Question

A particle moves for 50 seconds if first accelerates from rest and then retard or deaccelerates to rest. If the retardation be 5 times the acceleration, then the time for retardation is:

• A. 25/3 second
• B. 50/3 second
• C. 25 second
• D. 100/3 second

Answer 1

Answer: (A)

25/3 second

Answer 2

The problem involves two phases of motion: acceleration from rest and deceleration to rest. We can use the equations of motion for constant acceleration.

Let:

• a be the acceleration during the first phase.
• t_a be the time for acceleration.
• a_r be the retardation (deceleration) during the second phase.
• t_r be the time for retardation.
• v_max be the maximum velocity attained by the particle (at the end of acceleration phase and beginning of retardation phase).

Phase 1: Acceleration The particle starts from rest (initial velocity u = 0) and accelerates to v_max. Using the first equation of motion, v = u + at: v_max = 0 + a * t_a v_max = a * t_a (Equation 1)

Phase 2: Retardation The particle starts with velocity v_max and decelerates to rest (final velocity v = 0). The retardation a_r is given as 5 times the acceleration a, so a_r = 5a.
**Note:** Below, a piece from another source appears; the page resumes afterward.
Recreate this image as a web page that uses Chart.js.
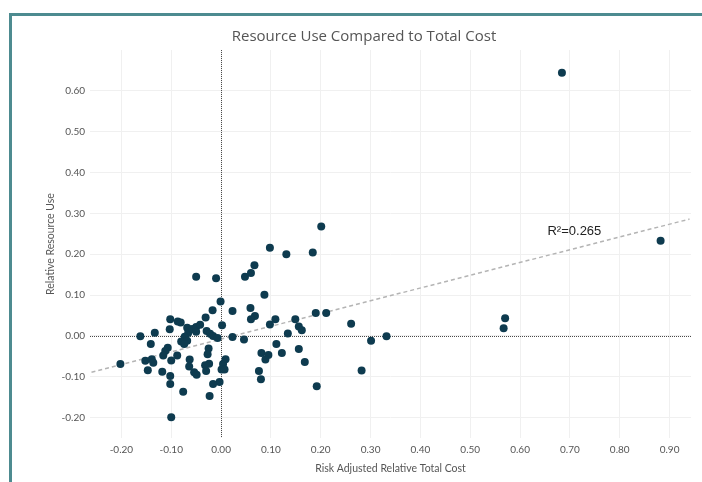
<!DOCTYPE html>
<html>
<head>
<meta charset="utf-8">
<title>Resource Use Compared to Total Cost</title>
<script src="https://cdn.jsdelivr.net/npm/chart.js@4.4.1/dist/chart.umd.min.js"></script>
<style>
    html, body { margin: 0; padding: 0; background: #fff; }
    #wrap { position: relative; width: 702px; height: 482px; overflow: hidden; }
    #frame {
        position: absolute; left: 9px; top: 13px; width: 720px; height: 500px;
        border-left: 3px solid #4d8b90; border-top: 3px solid #4d8b90;
        pointer-events: none;
    }
</style>
</head>
<body>
<div id="wrap">
    <canvas id="chart" width="702" height="482"></canvas>
    <div id="frame"></div>
</div>
<script>
// risk adjusted relative total cost (x) / relative resource use (y), one entry per provider
const costValues = [0.684, 0.882, 0.201, 0.098, 0.131, 0.184, 0.067, 0.060, 0.048, -0.050,
    -0.010, 0.087, -0.001, -0.017, 0.023, 0.059, 0.068, 0.060, -0.031, -0.102,
    -0.087, -0.081, 0.002, 0.109, 0.149, 0.190, 0.211, 0.098, 0.156, 0.162,
    0.261, 0.567, 0.570, -0.103, -0.068, -0.066, -0.058, -0.050, -0.042, -0.050,
    -0.133, -0.162, -0.029, -0.022, -0.016, -0.007, 0.023, 0.046, 0.134, -0.073,
    -0.080, -0.068, -0.074, -0.141, 0.301, 0.332, 0.111, -0.107, -0.112, -0.116,
    -0.025, -0.027, -0.088, -0.152, -0.139, -0.136, -0.100, -0.063, -0.202, 0.009,
    0.004, 0.001, 0.007, -0.024, -0.032, -0.030, -0.064, -0.054, -0.049, -0.147,
    -0.118, 0.076, 0.080, 0.081, 0.095, 0.089, 0.122, 0.156, 0.168, 0.282,
    -0.102, -0.102, -0.003, -0.016, -0.076, -0.023, -0.100, 0.192];

const resourceValues = [0.644, 0.233, 0.268, 0.216, 0.200, 0.204, 0.173, 0.154, 0.145, 0.145,
    0.141, 0.101, 0.084, 0.063, 0.061, 0.068, 0.049, 0.041, 0.045, 0.041,
    0.035, 0.033, 0.026, 0.041, 0.041, 0.056, 0.056, 0.028, 0.023, 0.014,
    0.030, 0.019, 0.043, 0.016, 0.020, 0.007, 0.017, 0.022, 0.027, 0.010,
    0.008, -0.001, 0.012, 0.005, 0.000, -0.005, -0.003, -0.009, 0.006, -0.002,
    -0.014, -0.012, -0.020, -0.020, -0.012, -0.001, -0.020, -0.029, -0.037, -0.048,
    -0.031, -0.045, -0.048, -0.061, -0.057, -0.066, -0.060, -0.058, -0.069, -0.057,
    -0.069, -0.082, -0.082, -0.068, -0.072, -0.086, -0.075, -0.089, -0.095, -0.084,
    -0.088, -0.086, -0.106, -0.042, -0.047, -0.058, -0.042, -0.032, -0.064, -0.085,
    -0.098, -0.118, -0.113, -0.118, -0.137, -0.147, -0.199, -0.123];

// trend line end points
const trendX = [-0.26, 0.94];
const trendY = [-0.089, 0.286];
const trendLabel = 'R\u00B2=0.265';

// tick labels shown on each axis
const xTicks = [-0.2, -0.1, 0, 0.1, 0.2, 0.3, 0.4, 0.5, 0.6, 0.7, 0.8, 0.9];
const yTicks = [-0.2, -0.1, 0, 0.1, 0.2, 0.3, 0.4, 0.5, 0.6];

const TEXT = '#555555';
const GRID = '#f0f0f0';
const DOT = '#0e3b4f';

let points = [];
for (let i = 0; i < costValues.length; i++) {
    points.push({ x: costValues[i], y: resourceValues[i] });
}

let trend = [];
for (let i = 0; i < trendX.length; i++) {
    trend.push({ x: trendX[i], y: trendY[i] });
}

function keepTicks(list) {
    return function (axis) {
        axis.ticks = list.map(v => ({ value: v }));
    };
}

// dotted zero lines + the R² note
const extras = {
    id: 'extras',
    beforeDatasetsDraw(chart) {
        const { ctx, chartArea, scales } = chart;
        const x0 = Math.round(scales.x.getPixelForValue(0)) + 0.5;
        const y0 = Math.round(scales.y.getPixelForValue(0)) + 0.5;
        ctx.save();
        ctx.strokeStyle = '#4a4a4a';
        ctx.lineWidth = 1;
        ctx.setLineDash([1, 1]);
        ctx.beginPath();
        ctx.moveTo(x0, chartArea.top);
        ctx.lineTo(x0, chartArea.bottom);
        ctx.moveTo(chartArea.left, y0);
        ctx.lineTo(chartArea.right, y0);
        ctx.stroke();
        ctx.restore();
    },
    afterDatasetsDraw(chart) {
        const { ctx, scales } = chart;
        ctx.save();
        ctx.fillStyle = '#222';
        ctx.font = '13px "Liberation Sans", Arial, sans-serif';
        ctx.textAlign = 'left';
        ctx.textBaseline = 'middle';
        ctx.fillText(trendLabel, scales.x.getPixelForValue(0.655), scales.y.getPixelForValue(0.256));
        ctx.restore();
    }
};

new Chart(document.getElementById('chart'), {
    type: 'scatter',
    data: {
        datasets: [
            {
                label: 'Providers',
                data: points,
                backgroundColor: DOT,
                borderColor: DOT,
                borderWidth: 0,
                pointRadius: 4,
                order: 0
            },
            {
                type: 'line',
                label: 'Trend',
                data: trend,
                borderColor: '#b4b4b4',
                borderWidth: 1.5,
                borderDash: [4, 3],
                pointRadius: 0,
                fill: false,
                order: 1
            }
        ]
    },
    options: {
        responsive: false,
        animation: false,
        devicePixelRatio: 1,
        layout: { padding: { left: 37, right: 11, top: 0, bottom: 0 } },
        plugins: {
            legend: { display: false },
            tooltip: { enabled: false },
            title: {
                display: true,
                text: 'Resource Use Compared to Total Cost',
                color: TEXT,
                font: { family: '"Open Sans", sans-serif', size: 15, weight: 'normal', lineHeight: 1.2 },
                padding: { top: 28, bottom: 4 }
            }
        },
        scales: {
            x: {
                type: 'linear',
                min: -0.263,
                max: 0.943,
                afterBuildTicks: keepTicks(xTicks),
                afterFit(axis) { axis.height = 44; },
                border: { display: false },
                grid: { color: GRID, lineWidth: 1, drawTicks: false },
                ticks: {
                    color: TEXT,
                    padding: 6,
                    maxRotation: 0,
                    font: { family: 'Lato, sans-serif', size: 10 },
                    callback: v => v.toFixed(2)
                },
                title: {
                    display: true,
                    text: 'Risk Adjusted Relative Total Cost',
                    color: TEXT,
                    font: { family: 'Lato, sans-serif', size: 10.5, lineHeight: 1.2 },
                    padding: { top: 0, bottom: 7 }
                }
            },
            y: {
                type: 'linear',
                min: -0.25,
                max: 0.70,
                afterBuildTicks: keepTicks(yTicks),
                afterFit(axis) { axis.width = 53; },
                border: { display: false },
                grid: { color: GRID, lineWidth: 1, drawTicks: false },
                ticks: {
                    color: TEXT,
                    padding: 5,
                    font: { family: 'Lato, sans-serif', size: 10 },
                    callback: v => v.toFixed(2)
                },
                title: {
                    display: true,
                    text: 'Relative Resource Use',
                    color: TEXT,
                    font: { family: 'Lato, sans-serif', size: 10.5, lineHeight: 1.2 },
                    padding: { top: 7, bottom: 0 }
                }
            }
        }
    },
    plugins: [extras]
});
</script>
</body>
</html>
Using the first equation of motion, v = u + at (here a is -a_r for deceleration): 0 = v_max + (-a_r) * t_r 0 = v_max - (5a) * t_r v_max = 5a * t_r (Equation 2)

Equating v_max from both phases: From Equation 1 and Equation 2: a * t_a = 5a * t_r Since a is non-zero (the particle accelerates), we can divide both sides by a: t_a = 5 * t_r (Equation 3)

Total Time: The total time for which the particle moves is given as 50 seconds: t_a + t_r = 50 (Equation 4)

Solving the system of equations: Substitute t_a from Equation 3 into Equation 4: (5 * t_r) + t_r = 50 6 * t_r = 50 t_r = 50 / 6 t_r = 25 / 3 seconds

Thus, the time for retardation is 25/3 seconds.

The final answer is $\boxed{\text{25/3 second}}$.